Tenisha Tucker went to her doctor in February of 2022 to be checked out for fibroid issues. “She said before we plan to remove the fibroids let’s do a blood test to see if you carry the cancer gene,” said Tucker. “I have a lot of history of cancer in my family. When I told her my dad had breast cancer it alarmed her. The test came back positive for the PALB2 gene mutation. That made me at risk for breast cancer, pancreatic cancer and ovarian cancer. I had well over a 50% chance of getting cancer.”

Tucker was no stranger to cancer. “My great grandma had breast cancer,” she said. “My grandma had breast cancer and survived and my dad had breast cancer and survived it. My cousin had the same gene and found out when she was already at stage 4. My great aunt passed away from ovarian cancer and my aunt passed away from breast cancer. My great uncle on my dad’s side passed away from pancreatic cancer.” 

With that history, Tucker opted for a hysterectomy. “They also recommended a double mastectomy,” she said. “I thought, ‘wow do I remain flat or get implants?’ I didn’t want implants in me. I’d heard stories, some good, some bad.”

The doctors told her there was another option, DIEP Flap. “It is another form of reconstruction using the stomach tissue to create a boob out of your own tissue,” said Tucker. “They did a double mastectomy and the reconstructive surgery all at once. It took eight hours and there were four doctors. One doctor did the mastectomy and the other three worked on me doing reconstruction. It cuts down the time that you’re under.”

Tucker just celebrated her one year anniversary since having the surgery. “Now I’m able to do every activity I did before the surgery,” she said. “I’m very glad I don’t have to worry about contracting breast cancer or ovarian cancer.”

It was a very, very long process, said Tucker. “There were times I started feeling down but it’s amazing how our bodies can heal. I had bad experiences but overall it was a good experience. It wasn’t hard for me because I watched my family go through cancer – some survived, some didn’t.”

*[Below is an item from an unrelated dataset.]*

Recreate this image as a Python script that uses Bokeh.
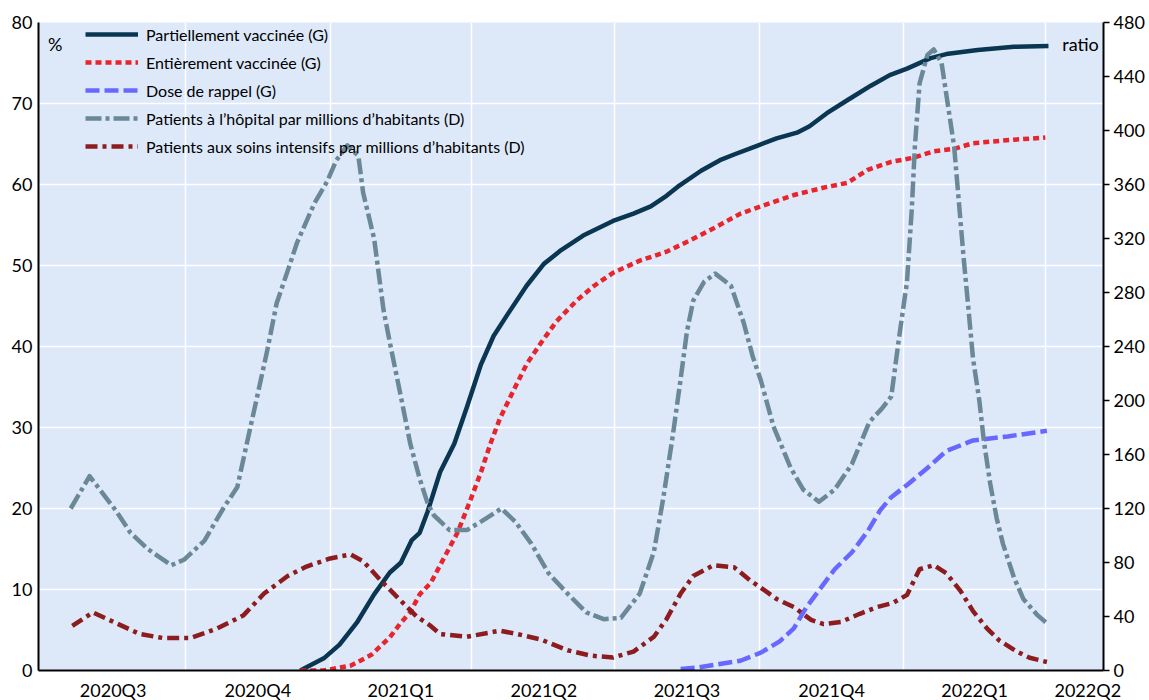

Tucker encourages both men and women to get screened. “Even if you’re a man it’s more common than you think,” she said. “My dad opted for a single side mastectomy. It was horrible to watch him go through chemo and radiation.”

If there’s any kind of cancer in the family, get a blood test for the gene, said Tucker. “Then you’ll have the knowledge to know what to look for.”

Tucker found out about the gene when she was 42 years old, she’s 44 now. “My aunt on my mom’s side passed away from breast cancer at 42. I went through a lot. I had to have physical therapy and I have scars but that’s better than going through being sick and possibly not making it.”